[start]

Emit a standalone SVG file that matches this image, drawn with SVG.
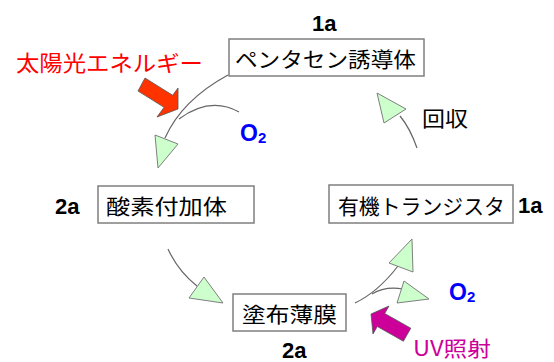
<svg xmlns="http://www.w3.org/2000/svg" width="554" height="362" viewBox="0 0 554 362">
<style>
.box{fill:#fff;stroke:#7f7f7f;stroke-width:1.5}
.jp{font-family:"Noto Sans CJK JP","Noto Sans",sans-serif;font-size:21px;fill:#000}
.lbl{font-family:"Liberation Sans",Arial,sans-serif;font-weight:bold;font-size:22px;fill:#000}
.o2{font-family:"Liberation Sans",Arial,sans-serif;font-weight:bold;fill:#0000ff}
.line{fill:none;stroke:#666;stroke-width:1.2}
.head{fill:#ccffcc;stroke:#7f7f7f;stroke-width:1}
</style>
<rect width="554" height="362" fill="#fff"/>
<g id="node-1a-top">
<rect class="box" x="229" y="39" width="195" height="37"/>
<text class="jp" x="235" y="67" textLength="181" lengthAdjust="spacingAndGlyphs">ペンタセン誘導体</text>
<text class="lbl" x="312" y="31">1a</text>
</g>
<g id="node-2a-left">
<rect class="box" x="98" y="186" width="156" height="37"/>
<text class="jp" x="106" y="214" textLength="121" lengthAdjust="spacingAndGlyphs">酸素付加体</text>
<text class="lbl" x="55" y="214">2a</text>
</g>
<g id="node-1a-right">
<rect class="box" x="329" y="185" width="184" height="38"/>
<text class="jp" x="338" y="214" textLength="167" lengthAdjust="spacingAndGlyphs">有機トランジスタ</text>
<text class="lbl" x="518" y="213">1a</text>
</g>
<g id="node-2a-bottom">
<rect class="box" x="233" y="294" width="113" height="37"/>
<text class="jp" x="242" y="322" textLength="95" lengthAdjust="spacingAndGlyphs">塗布薄膜</text>
<text class="lbl" x="282" y="358">2a</text>
</g>
<g id="connectors">
<path class="line" d="M228,75 Q182,100 165,138"/>
<path class="line" d="M239,112 Q210,96 179,119"/>
<polygon class="head" points="155,135 178,144 158,168"/>
<path class="line" d="M417,148 Q410,128 400,116"/>
<polygon class="head" points="377,93 406,109 384,123"/>
<path class="line" d="M168,249 Q178,271 197,286"/>
<polygon class="head" points="204,277 189,298 223,303"/>
<path class="line" d="M355,303 Q378,292 398,266"/>
<path class="line" d="M372,294 Q385,286 403,289"/>
<polygon class="head" points="412,239 389,263 413,272"/>
<polygon class="head" points="404,281 397,303 429,299"/>
</g>
<g id="energy">
<text x="16" y="71" font-family="'Noto Sans CJK JP','Noto Sans',sans-serif" font-size="22" fill="#ff0000" textLength="187" lengthAdjust="spacingAndGlyphs">太陽光エネルギー</text>
<polygon points="145,78 172.7,95.3 178,88 178,109 157,117 164.1,107.3 138,91" fill="#ff3300" stroke="#555" stroke-width="0.8"/>
</g>
<g id="uv">
<polygon points="371,314 389,306 384.7,313.5 410.8,328.2 403.4,341.2 377.3,326.5 373,334" fill="#cc0099" stroke="#555" stroke-width="0.8"/>
<text x="413" y="356" font-family="'Noto Sans CJK JP','Noto Sans',sans-serif" font-size="21" fill="#cc0099" textLength="78" lengthAdjust="spacingAndGlyphs">UV照射</text>
</g>
<g id="o2-top">
<text class="o2" x="240" y="141" font-size="23">O</text>
<text class="o2" x="258" y="143" font-size="15">2</text>
</g>
<g id="o2-bottom">
<text class="o2" x="449" y="300" font-size="23">O</text>
<text class="o2" x="467" y="302" font-size="15">2</text>
</g>
<g id="recover">
<text class="jp" x="422" y="126" textLength="46" lengthAdjust="spacingAndGlyphs">回収</text>
</g>
</svg>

[end]

- _Task statement_:
From the material above, copy everything exactly but the pictures.

- _Completed exercise_:
Emit a standalone SVG file that matches this image, drawn with SVG.
<svg xmlns="http://www.w3.org/2000/svg" width="554" height="362" viewBox="0 0 554 362">
<style>
.box{fill:#fff;stroke:#7f7f7f;stroke-width:1.5}
.jp{font-family:"Noto Sans CJK JP","Noto Sans",sans-serif;font-size:21px;fill:#000}
.lbl{font-family:"Liberation Sans",Arial,sans-serif;font-weight:bold;font-size:22px;fill:#000}
.o2{font-family:"Liberation Sans",Arial,sans-serif;font-weight:bold;fill:#0000ff}
.line{fill:none;stroke:#666;stroke-width:1.2}
.head{fill:#ccffcc;stroke:#7f7f7f;stroke-width:1}
</style>
<rect width="554" height="362" fill="#fff"/>
<g id="node-1a-top">
<rect class="box" x="229" y="39" width="195" height="37"/>
<text class="jp" x="235" y="67" textLength="181" lengthAdjust="spacingAndGlyphs">ペンタセン誘導体</text>
<text class="lbl" x="312" y="31">1a</text>
</g>
<g id="node-2a-left">
<rect class="box" x="98" y="186" width="156" height="37"/>
<text class="jp" x="106" y="214" textLength="121" lengthAdjust="spacingAndGlyphs">酸素付加体</text>
<text class="lbl" x="55" y="214">2a</text>
</g>
<g id="node-1a-right">
<rect class="box" x="329" y="185" width="184" height="38"/>
<text class="jp" x="338" y="214" textLength="167" lengthAdjust="spacingAndGlyphs">有機トランジスタ</text>
<text class="lbl" x="518" y="213">1a</text>
</g>
<g id="node-2a-bottom">
<rect class="box" x="233" y="294" width="113" height="37"/>
<text class="jp" x="242" y="322" textLength="95" lengthAdjust="spacingAndGlyphs">塗布薄膜</text>
<text class="lbl" x="282" y="358">2a</text>
</g>
<g id="connectors">
<path class="line" d="M228,75 Q182,100 165,138"/>
<path class="line" d="M239,112 Q210,96 179,119"/>
<polygon class="head" points="155,135 178,144 158,168"/>
<path class="line" d="M417,148 Q410,128 400,116"/>
<polygon class="head" points="377,93 406,109 384,123"/>
<path class="line" d="M168,249 Q178,271 197,286"/>
<polygon class="head" points="204,277 189,298 223,303"/>
<path class="line" d="M355,303 Q378,292 398,266"/>
<path class="line" d="M372,294 Q385,286 403,289"/>
<polygon class="head" points="412,239 389,263 413,272"/>
<polygon class="head" points="404,281 397,303 429,299"/>
</g>
<g id="energy">
<text x="16" y="71" font-family="'Noto Sans CJK JP','Noto Sans',sans-serif" font-size="22" fill="#ff0000" textLength="187" lengthAdjust="spacingAndGlyphs">太陽光エネルギー</text>
<polygon points="145,78 172.7,95.3 178,88 178,109 157,117 164.1,107.3 138,91" fill="#ff3300" stroke="#555" stroke-width="0.8"/>
</g>
<g id="uv">
<polygon points="371,314 389,306 384.7,313.5 410.8,328.2 403.4,341.2 377.3,326.5 373,334" fill="#cc0099" stroke="#555" stroke-width="0.8"/>
<text x="413" y="356" font-family="'Noto Sans CJK JP','Noto Sans',sans-serif" font-size="21" fill="#cc0099" textLength="78" lengthAdjust="spacingAndGlyphs">UV照射</text>
</g>
<g id="o2-top">
<text class="o2" x="240" y="141" font-size="23">O</text>
<text class="o2" x="258" y="143" font-size="15">2</text>
</g>
<g id="o2-bottom">
<text class="o2" x="449" y="300" font-size="23">O</text>
<text class="o2" x="467" y="302" font-size="15">2</text>
</g>
<g id="recover">
<text class="jp" x="422" y="126" textLength="46" lengthAdjust="spacingAndGlyphs">回収</text>
</g>
</svg>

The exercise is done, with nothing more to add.